Penny mengungkapkan bahwa terdapat anjuran dosis untuk penggunaan Paxlovid yang dapat dikonsumsi selama dua kali sehari dalam lima hari.
"Adapun dosis yang dianjurkan adalah 300 mg Nirmatrelvir (dua tablet 150 mg) dengan 100 mg Ritonavir (satu tablet 100 mg) yang diminum bersama-sama dua kali sehari selama 5 (lima) hari,” kata Penny.
Berdasarkan hasil kajian terkait keamanan, Paxlovid secara umum aman dan dapat ditoleransi. Efek samping yang berpotensi muncul juga masih dalam kategori ringan dan sedang.
Efek Samping
Efek samping dengan kategori ringan dan sedang yang paling sering dilaporkan adalah dysgeusia atau gangguan indra perasa (5,6 persen), diare (3,1 persen), sakit kepala (1,4 persen), dan muntah (1,1 persen).
Sedangkan dari sisi efikasi, hasil uji klinik fase 2 dan 3 menunjukkan bahwa Paxlovid dapat menurunkan risiko hospitalisasi (rawat inap) atau kematian sebesar 89 persen pada pasien dewasa COVID-19 yang tidak dirawat di rumah sakit dengan komorbid (penyakit penyerta).
Komorbid yang berkaitan dengan peningkatan risiko ini seperti lansia, obesitas, perokok aktif, riwayat penyakit jantung, diabetes, atau gangguan ginjal.
Dalam kesempatan tersebut, Penny juga mengapresiasi kontribusi dan dukungan yang diberikan oleh pihak terkait seperti Tim Ahli Komite Nasional Penilai Obat serta asosiasi klinisi yang telah mengkaji secara intensif hingga disetujuinya EUA Obat Paxlovid tablet salut selaput.

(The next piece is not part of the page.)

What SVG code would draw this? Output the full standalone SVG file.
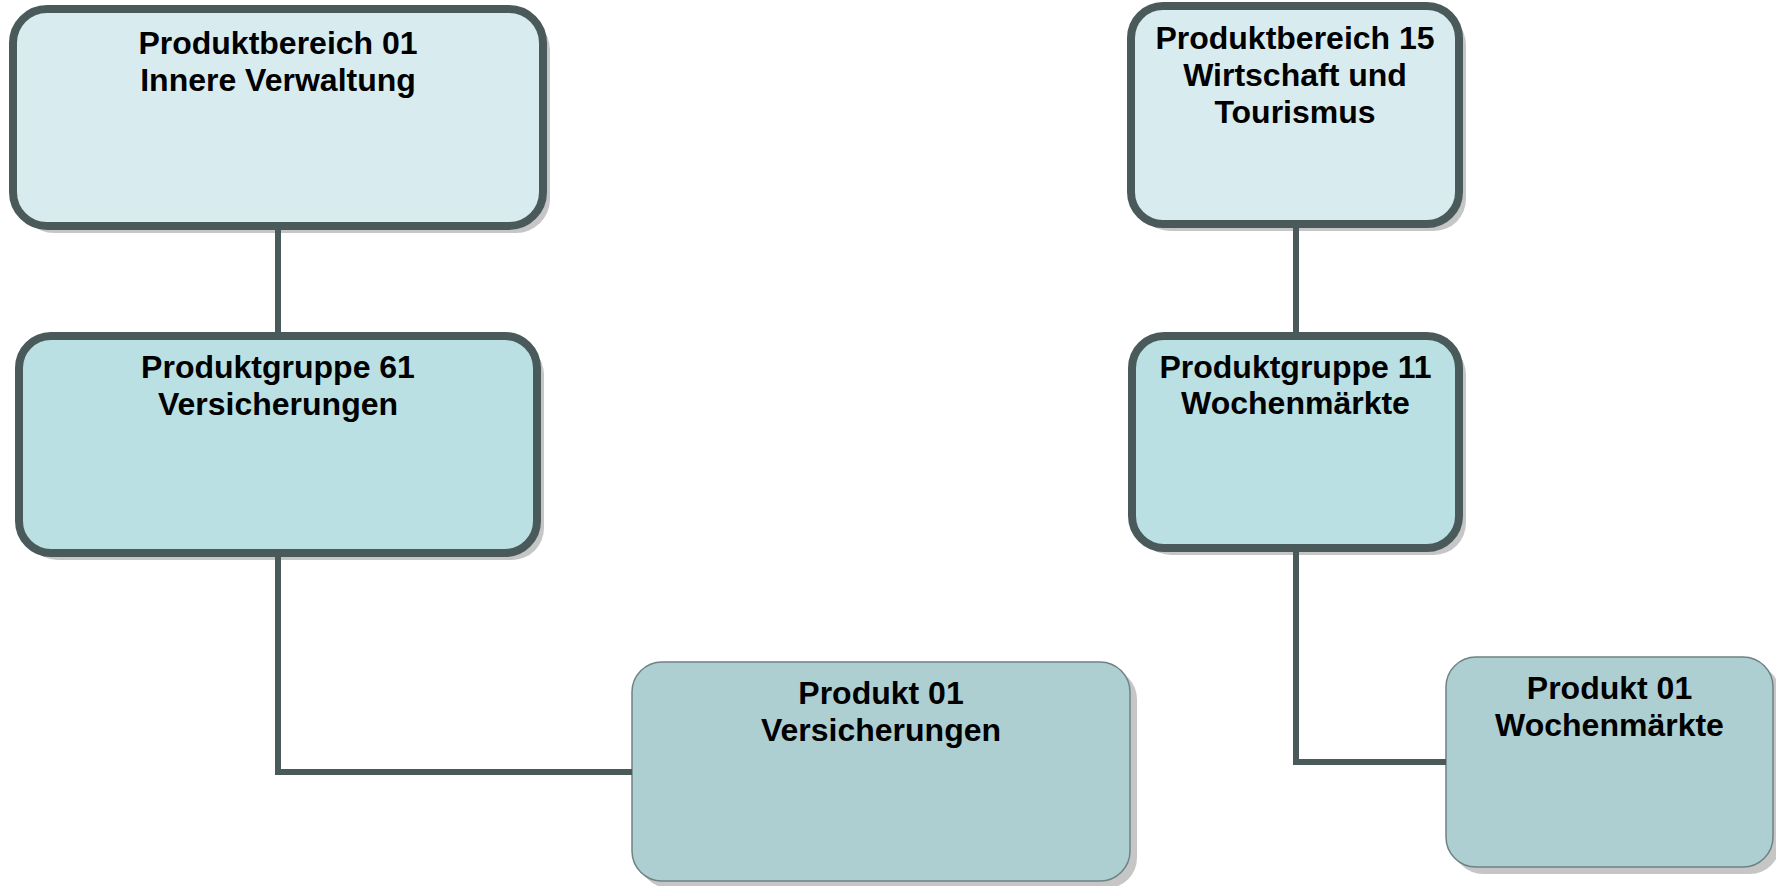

Penggunaan Paxlovid di Indonesia juga akan terus dipantau oleh BPOM dan Kementerian Kesehatan (Kemenkes) RI kedepannya.
Badan POM juga melakukan pengawasan terhadap rantai pasokan Paxlovid agar keamanan, khasiat, dan mutu obat yang beredar dapat dipertahankan, serta mencegah penggunaannya secara ilegal.